-- YOUR INSTRUCTIONS --
Return all of the data exactly, with nothing left out but the pictures.

-- RAW DATA --
-------------------------
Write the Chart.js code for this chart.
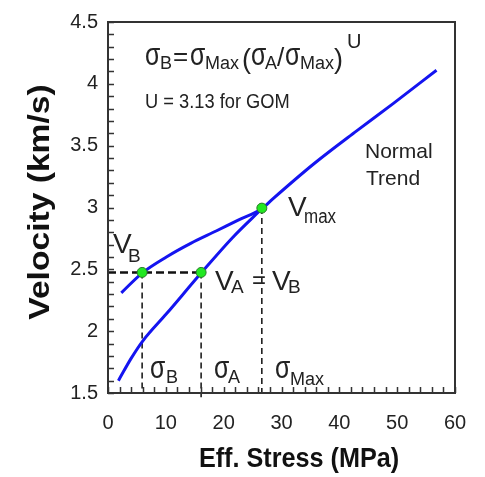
<!DOCTYPE html>
<html>
<head>
<meta charset="utf-8">
<script src="https://cdn.jsdelivr.net/npm/chart.js@4/dist/chart.umd.min.js"></script>
<style>
  html, body { margin: 0; padding: 0; background: #fff; }
  #wrap { width: 485px; height: 477px; }
</style>
</head>
<body>
<div id="wrap"><canvas id="chartVel"></canvas></div>
<script>
// normal trend (loading) curve
const normalStress = [2.3, 5.9, 10.1, 14.3, 18.7, 22.6, 26.6, 28.5, 35.5, 43.0, 49.3, 56.8];
const normalVel = [2.31, 2.47, 2.6, 2.71, 2.81, 2.9, 2.99, 3.07, 3.35, 3.62, 3.84, 4.11];
// unloading curve
const unloadStress = [1.8, 4.0, 6.0, 10.1, 16.1, 21.6, 26.6];
const unloadVel = [1.6, 1.78, 1.92, 2.14, 2.47, 2.76, 2.99];
// marked points: sigma B, sigma A, sigma Max
const markStress = [5.9, 16.1, 26.6];
const markVel = [2.475, 2.475, 2.995];
const xTicks = [0, 10, 20, 30, 40, 50, 60];
const yTicks = [1.5, 2, 2.5, 3, 3.5, 4, 4.5];

const FONT = "'Liberation Sans', Arial, sans-serif";
const toXY = (xs, ys) => xs.map((x, i) => ({ x: x, y: ys[i] }));

const dashH = { borderColor: "#111", borderWidth: 2.5, borderDash: [8, 4], pointRadius: 0, showLine: true, order: 3 };
const dashV = { borderColor: "#111", borderWidth: 1.5, borderDash: [6, 4], pointRadius: 0, showLine: true, order: 3 };

function txt(ctx, s, x, y, size, o) {
  o = o || {};
  ctx.save();
  ctx.font = (o.bold ? "bold " : "") + size + "px " + FONT;
  ctx.fillStyle = o.color || "#222";
  ctx.textBaseline = "alphabetic";
  ctx.textAlign = o.align || "left";
  ctx.translate(x, y);
  if (o.rot) ctx.rotate(o.rot);
  ctx.scale(o.sx || 1, 1);
  ctx.fillText(s, 0, 0);
  ctx.restore();
}
// sigma glyph, narrowed to match the original symbol font
const sig = (ctx, x, y) => txt(ctx, "σ", x, y, 31, { sx: 0.8 });

const decor = {
  id: "decor",
  afterDraw(chart) {
    const ctx = chart.ctx;
    const a = chart.chartArea;
    const xs = chart.scales.x, ys = chart.scales.y;

    // inward minor ticks
    ctx.save();
    ctx.strokeStyle = "#333";
    ctx.lineWidth = 1.5;
    ctx.beginPath();
    for (let v = 0; v <= 60; v += 2) {
      const px = Math.round(xs.getPixelForValue(v)) + 0.5;
      ctx.moveTo(px, a.bottom);
      ctx.lineTo(px, a.bottom - 6);
    }
    for (let k = 15; k <= 45; k++) {
      const py = Math.round(ys.getPixelForValue(k / 10)) + 0.5;
      ctx.moveTo(a.left, py);
      ctx.lineTo(a.left + 6, py);
    }
    ctx.stroke();
    // frame
    ctx.lineWidth = 2;
    ctx.strokeRect(a.left, a.top, a.right - a.left, a.bottom - a.top);
    ctx.restore();

    // axis titles
    txt(ctx, "Velocity (km/s)", 49, 202, 30, { bold: true, align: "center", rot: -Math.PI / 2, sx: 1.12, color: "#111" });
    txt(ctx, "Eff. Stress (MPa)", 299, 467, 28, { bold: true, align: "center", sx: 0.9, color: "#111" });

    // formula
    sig(ctx, 145, 65);
    txt(ctx, "B", 160, 69, 18);
    txt(ctx, "=", 173, 65, 26);
    sig(ctx, 190, 65);
    txt(ctx, "Max", 205, 69, 18);
    txt(ctx, "(", 242, 68, 27);
    sig(ctx, 251, 65);
    txt(ctx, "A", 265, 69, 18);
    txt(ctx, "/", 277, 66, 26);
    sig(ctx, 285, 65);
    txt(ctx, "Max", 300, 69, 18);
    txt(ctx, ")", 334, 68, 27);
    txt(ctx, "U", 347, 48, 20);
    txt(ctx, "U = 3.13 for GOM", 145, 108, 21, { sx: 0.87 });

    txt(ctx, "Normal", 365, 158, 21);
    txt(ctx, "Trend", 366, 185, 21);

    // point labels
    txt(ctx, "V", 288, 216, 28);
    txt(ctx, "max", 304, 223, 20, { sx: 0.85 });
    txt(ctx, "V", 113, 253, 28);
    txt(ctx, "B", 128, 262, 19);
    txt(ctx, "V", 215, 290, 28);
    txt(ctx, "A", 231, 293, 19);
    txt(ctx, "=", 252, 288, 24);
    txt(ctx, "V", 272, 290, 28);
    txt(ctx, "B", 288, 293, 19);

    sig(ctx, 150, 378);
    txt(ctx, "B", 166, 383, 18);
    sig(ctx, 214, 378);
    txt(ctx, "A", 228, 383, 18);
    sig(ctx, 275, 378);
    txt(ctx, "Max", 290, 385, 18);
  }
};

document.addEventListener("DOMContentLoaded", function () {
  const ctx = document.getElementById("chartVel");
  new Chart(ctx, {
    type: "scatter",
    data: {
      datasets: [
        {
          label: "Markers",
          data: toXY(markStress, markVel),
          pointRadius: 5,
          pointBackgroundColor: "#22e822",
          pointBorderColor: "#2a7a2a",
          pointBorderWidth: 1,
          order: 0
        },
        {
          label: "Normal Trend",
          data: toXY(normalStress, normalVel),
          showLine: true,
          borderColor: "#1414f0",
          borderWidth: 3,
          pointRadius: 0,
          cubicInterpolationMode: "monotone",
          order: 1
        },
        {
          label: "Unloading",
          data: toXY(unloadStress, unloadVel),
          showLine: true,
          borderColor: "#1414f0",
          borderWidth: 3,
          pointRadius: 0,
          cubicInterpolationMode: "monotone",
          order: 1
        },
        Object.assign({ data: [{ x: 0, y: markVel[0] }, { x: markStress[1], y: markVel[1] }] }, dashH),
        Object.assign({ data: [{ x: markStress[0], y: markVel[0] }, { x: markStress[0], y: 1.5 }] }, dashV),
        Object.assign({ data: [{ x: markStress[1], y: markVel[1] }, { x: markStress[1], y: 1.465 }], clip: false }, dashV),
        Object.assign({ data: [{ x: markStress[2], y: markVel[2] }, { x: markStress[2], y: 1.5 }] }, dashV)
      ]
    },
    options: {
      responsive: true,
      maintainAspectRatio: false,
      animation: false,
      layout: { padding: { left: 0, top: 19, right: 30, bottom: 0 } },
      plugins: {
        legend: { display: false },
        tooltip: { enabled: false }
      },
      scales: {
        x: {
          type: "linear",
          min: 0,
          max: 60,
          afterFit: (s) => { s.height = 84; },
          afterBuildTicks: (s) => { s.ticks = xTicks.map(v => ({ value: v })); },
          grid: { display: false, drawTicks: false },
          border: { display: false },
          ticks: {
            padding: 18,
            maxRotation: 0,
            autoSkip: false,
            color: "#222",
            font: { family: FONT, size: 20 }
          }
        },
        y: {
          type: "linear",
          min: 1.5,
          max: 4.5,
          afterFit: (s) => { s.width = 108; },
          afterBuildTicks: (s) => { s.ticks = yTicks.map(v => ({ value: v })); },
          grid: { display: false, drawTicks: false },
          border: { display: false },
          ticks: {
            padding: 10,
            autoSkip: false,
            color: "#222",
            font: { family: FONT, size: 20 },
            callback: (v) => String(Math.round(v * 10) / 10)
          }
        }
      }
    },
    plugins: [decor]
  });
});
</script>
</body>
</html>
-------------------------
-- THE RESPONSE --
Write the Chart.js code for this chart.
<!DOCTYPE html>
<html>
<head>
<meta charset="utf-8">
<script src="https://cdn.jsdelivr.net/npm/chart.js@4/dist/chart.umd.min.js"></script>
<style>
  html, body { margin: 0; padding: 0; background: #fff; }
  #wrap { width: 485px; height: 477px; }
</style>
</head>
<body>
<div id="wrap"><canvas id="chartVel"></canvas></div>
<script>
// normal trend (loading) curve
const normalStress = [2.3, 5.9, 10.1, 14.3, 18.7, 22.6, 26.6, 28.5, 35.5, 43.0, 49.3, 56.8];
const normalVel = [2.31, 2.47, 2.6, 2.71, 2.81, 2.9, 2.99, 3.07, 3.35, 3.62, 3.84, 4.11];
// unloading curve
const unloadStress = [1.8, 4.0, 6.0, 10.1, 16.1, 21.6, 26.6];
const unloadVel = [1.6, 1.78, 1.92, 2.14, 2.47, 2.76, 2.99];
// marked points: sigma B, sigma A, sigma Max
const markStress = [5.9, 16.1, 26.6];
const markVel = [2.475, 2.475, 2.995];
const xTicks = [0, 10, 20, 30, 40, 50, 60];
const yTicks = [1.5, 2, 2.5, 3, 3.5, 4, 4.5];

const FONT = "'Liberation Sans', Arial, sans-serif";
const toXY = (xs, ys) => xs.map((x, i) => ({ x: x, y: ys[i] }));

const dashH = { borderColor: "#111", borderWidth: 2.5, borderDash: [8, 4], pointRadius: 0, showLine: true, order: 3 };
const dashV = { borderColor: "#111", borderWidth: 1.5, borderDash: [6, 4], pointRadius: 0, showLine: true, order: 3 };

function txt(ctx, s, x, y, size, o) {
  o = o || {};
  ctx.save();
  ctx.font = (o.bold ? "bold " : "") + size + "px " + FONT;
  ctx.fillStyle = o.color || "#222";
  ctx.textBaseline = "alphabetic";
  ctx.textAlign = o.align || "left";
  ctx.translate(x, y);
  if (o.rot) ctx.rotate(o.rot);
  ctx.scale(o.sx || 1, 1);
  ctx.fillText(s, 0, 0);
  ctx.restore();
}
// sigma glyph, narrowed to match the original symbol font
const sig = (ctx, x, y) => txt(ctx, "σ", x, y, 31, { sx: 0.8 });

const decor = {
  id: "decor",
  afterDraw(chart) {
    const ctx = chart.ctx;
    const a = chart.chartArea;
    const xs = chart.scales.x, ys = chart.scales.y;

    // inward minor ticks
    ctx.save();
    ctx.strokeStyle = "#333";
    ctx.lineWidth = 1.5;
    ctx.beginPath();
    for (let v = 0; v <= 60; v += 2) {
      const px = Math.round(xs.getPixelForValue(v)) + 0.5;
      ctx.moveTo(px, a.bottom);
      ctx.lineTo(px, a.bottom - 6);
    }
    for (let k = 15; k <= 45; k++) {
      const py = Math.round(ys.getPixelForValue(k / 10)) + 0.5;
      ctx.moveTo(a.left, py);
      ctx.lineTo(a.left + 6, py);
    }
    ctx.stroke();
    // frame
    ctx.lineWidth = 2;
    ctx.strokeRect(a.left, a.top, a.right - a.left, a.bottom - a.top);
    ctx.restore();

    // axis titles
    txt(ctx, "Velocity (km/s)", 49, 202, 30, { bold: true, align: "center", rot: -Math.PI / 2, sx: 1.12, color: "#111" });
    txt(ctx, "Eff. Stress (MPa)", 299, 467, 28, { bold: true, align: "center", sx: 0.9, color: "#111" });

    // formula
    sig(ctx, 145, 65);
    txt(ctx, "B", 160, 69, 18);
    txt(ctx, "=", 173, 65, 26);
    sig(ctx, 190, 65);
    txt(ctx, "Max", 205, 69, 18);
    txt(ctx, "(", 242, 68, 27);
    sig(ctx, 251, 65);
    txt(ctx, "A", 265, 69, 18);
    txt(ctx, "/", 277, 66, 26);
    sig(ctx, 285, 65);
    txt(ctx, "Max", 300, 69, 18);
    txt(ctx, ")", 334, 68, 27);
    txt(ctx, "U", 347, 48, 20);
    txt(ctx, "U = 3.13 for GOM", 145, 108, 21, { sx: 0.87 });

    txt(ctx, "Normal", 365, 158, 21);
    txt(ctx, "Trend", 366, 185, 21);

    // point labels
    txt(ctx, "V", 288, 216, 28);
    txt(ctx, "max", 304, 223, 20, { sx: 0.85 });
    txt(ctx, "V", 113, 253, 28);
    txt(ctx, "B", 128, 262, 19);
    txt(ctx, "V", 215, 290, 28);
    txt(ctx, "A", 231, 293, 19);
    txt(ctx, "=", 252, 288, 24);
    txt(ctx, "V", 272, 290, 28);
    txt(ctx, "B", 288, 293, 19);

    sig(ctx, 150, 378);
    txt(ctx, "B", 166, 383, 18);
    sig(ctx, 214, 378);
    txt(ctx, "A", 228, 383, 18);
    sig(ctx, 275, 378);
    txt(ctx, "Max", 290, 385, 18);
  }
};

document.addEventListener("DOMContentLoaded", function () {
  const ctx = document.getElementById("chartVel");
  new Chart(ctx, {
    type: "scatter",
    data: {
      datasets: [
        {
          label: "Markers",
          data: toXY(markStress, markVel),
          pointRadius: 5,
          pointBackgroundColor: "#22e822",
          pointBorderColor: "#2a7a2a",
          pointBorderWidth: 1,
          order: 0
        },
        {
          label: "Normal Trend",
          data: toXY(normalStress, normalVel),
          showLine: true,
          borderColor: "#1414f0",
          borderWidth: 3,
          pointRadius: 0,
          cubicInterpolationMode: "monotone",
          order: 1
        },
        {
          label: "Unloading",
          data: toXY(unloadStress, unloadVel),
          showLine: true,
          borderColor: "#1414f0",
          borderWidth: 3,
          pointRadius: 0,
          cubicInterpolationMode: "monotone",
          order: 1
        },
        Object.assign({ data: [{ x: 0, y: markVel[0] }, { x: markStress[1], y: markVel[1] }] }, dashH),
        Object.assign({ data: [{ x: markStress[0], y: markVel[0] }, { x: markStress[0], y: 1.5 }] }, dashV),
        Object.assign({ data: [{ x: markStress[1], y: markVel[1] }, { x: markStress[1], y: 1.465 }], clip: false }, dashV),
        Object.assign({ data: [{ x: markStress[2], y: markVel[2] }, { x: markStress[2], y: 1.5 }] }, dashV)
      ]
    },
    options: {
      responsive: true,
      maintainAspectRatio: false,
      animation: false,
      layout: { padding: { left: 0, top: 19, right: 30, bottom: 0 } },
      plugins: {
        legend: { display: false },
        tooltip: { enabled: false }
      },
      scales: {
        x: {
          type: "linear",
          min: 0,
          max: 60,
          afterFit: (s) => { s.height = 84; },
          afterBuildTicks: (s) => { s.ticks = xTicks.map(v => ({ value: v })); },
          grid: { display: false, drawTicks: false },
          border: { display: false },
          ticks: {
            padding: 18,
            maxRotation: 0,
            autoSkip: false,
            color: "#222",
            font: { family: FONT, size: 20 }
          }
        },
        y: {
          type: "linear",
          min: 1.5,
          max: 4.5,
          afterFit: (s) => { s.width = 108; },
          afterBuildTicks: (s) => { s.ticks = yTicks.map(v => ({ value: v })); },
          grid: { display: false, drawTicks: false },
          border: { display: false },
          ticks: {
            padding: 10,
            autoSkip: false,
            color: "#222",
            font: { family: FONT, size: 20 },
            callback: (v) => String(Math.round(v * 10) / 10)
          }
        }
      }
    },
    plugins: [decor]
  });
});
</script>
</body>
</html>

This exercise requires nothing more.